Обретавшая форму рукопись имела название “Воспоминания о революционной войне (Конго)” и была посвящена “Баасу и его павшим товарищам, в попытке найти хоть какой-то смысл в их жертве”. В прологе Че написал:
“Это история неудачи... но благодаря наблюдениям и критической оценке она поработает на перспективу. Я чувствую, что если история имеет хоть какую-то ценность, то она заключается именно в описании опыта, который может быть использован другими революционными движениями. Победа — это великий источник положительного опыта, но поражение, по моему мнению, еще важнее в этом смысле — особенно в случае, когда участники и советники являются иностранцами, пришедшими рисковать своими жизнями на незнакомую территорию с чужим для них языком, связанные с нею только пролетарским интернационализмом и представлениями о современной освободительной войне, проводимой странами при таком уровне международной солидарности, какой не был известен со времен гражданской войны в Испании”.
В том же прологе Че сказал, что “эти записки... будут изданы через длительный промежуток времени после того, как были надиктованы, когда, возможно, автору нельзя будет задавать вопросы по поводу того, что он здесь сказал. Время покажет, и если в опубликовании этих записок будет какой-то смысл, то редакторы смогут внести любые исправления, которые посчитают необходимыми, обращаясь к осведомленным источникам для разъяснения смысла событий или высказываний в свете прошедшего времени”.
Че не мог, конечно, представить, что его рукопись будет издана лишь спустя почти тридцать лет, да и то не полностью.
Он оттачивал свою способность к самокритике, как будто книга была упражнением в психоанализе; он обнажал свои ощущения и судил себя гораздо резче, нежели в кубинских “Воспоминаниях”. И в этой самокритике он оставил лучший из всех портретов своей личности, которые мне только удалось разыскать:
“Мне надлежит проделать наиболее трудный анализ — анализ моих собственных действий. Углубляя самокритику насколько возможно, я пришел к следующим выводам: в отношениях с предводителями революции мне мешал тот несколько необычный способ, каким я попал в Конго, и я оказался не способен преодолеть это препятствие. Мои мнения были непоследовательными; я долго придерживался позиции, которую можно охарактеризовать как чрезмерное удовлетворение. Порой я был виновен в очень резких и вредных вспышках, являвшихся, возможно, следствием некоторых врожденных свойств моего характера. Единственные люди, с которыми я, почти наверняка, поддерживал правильные отношения, были крестьяне, поскольку я больше привык разговаривать на политическом языке, давать прямые объяснения и показывать личный пример, и эти отношения, я думаю, складывались успешно. Я не изучил суахили достаточно быстро и достаточно хорошо. Этот недостаток был связан прежде всего с моим знанием французского языка, которое позволяло мне общаться с руководителями, но держало в отдалении от народных масс. Мне не хватило воли сделать необходимое усилие.

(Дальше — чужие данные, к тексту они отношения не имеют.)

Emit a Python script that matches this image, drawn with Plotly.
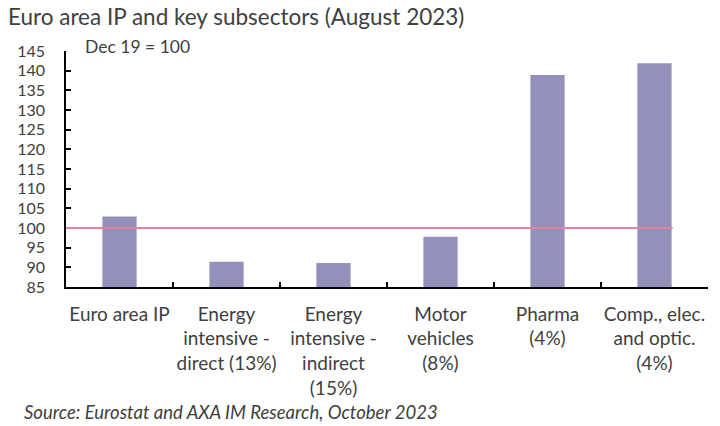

Что касается контакта с моими людьми, то, думаю, что я принес достаточно жертв, чтобы никто не мог обвинить меня в чем-нибудь, опираясь на личные или физические основания, но в Конго я потакал двум моим главным слабостям: табак, нехватку которого мне редко доводилось испытывать, и чтение, которым я всегда увлекался чрезмерно. Такие неудобства, как единственная пара разбитых ботинок, или отсутствие смены одежды, или питание тем же рационом, что и у бойцов, ни в коей мере не является жертвой с моей стороны. Прежде всего то, что я отходил в сторону, чтобы читать, отделяло меня от товарищей, даже если не принимать во внимание те черты моего характера, которые затрудняют близкие отношения. Я был резок, но не чрезмерно, и думаю, не был несправедлив. Я использовал дисциплинарные методы, не применяемые в регулярной армии, такие как лишение пищи. Это единственный известный мне эффективный способ наказания в условиях партизанской кампании. Я пробовал поначалу использовать моральное принуждение и потерпел неудачу. Я пытался привить своим солдатам те же взгляды на происходящее, какие были у меня, но потерпел неудачу...
Мне не нужно было побуждений, чтобы потребовать от себя проявления максимальной жертвенности в решающий момент. Это было следствием внутренней психологической установки. Мне было бы легко остаться в Конго. С точки зрения чувства собственного достоинства бойца, это был бы естественный поступок... Когда я думал по поводу этого решения, тот факт, что я знал, насколько легко для меня было принести жертву, говорил не в мою пользу. Я чувствую, что должен был преодолеть в себе камень преткновения в виде этой самокритики и навязать окончательное решение нескольким определенным бойцам. Только нескольким, но мы должны были остаться.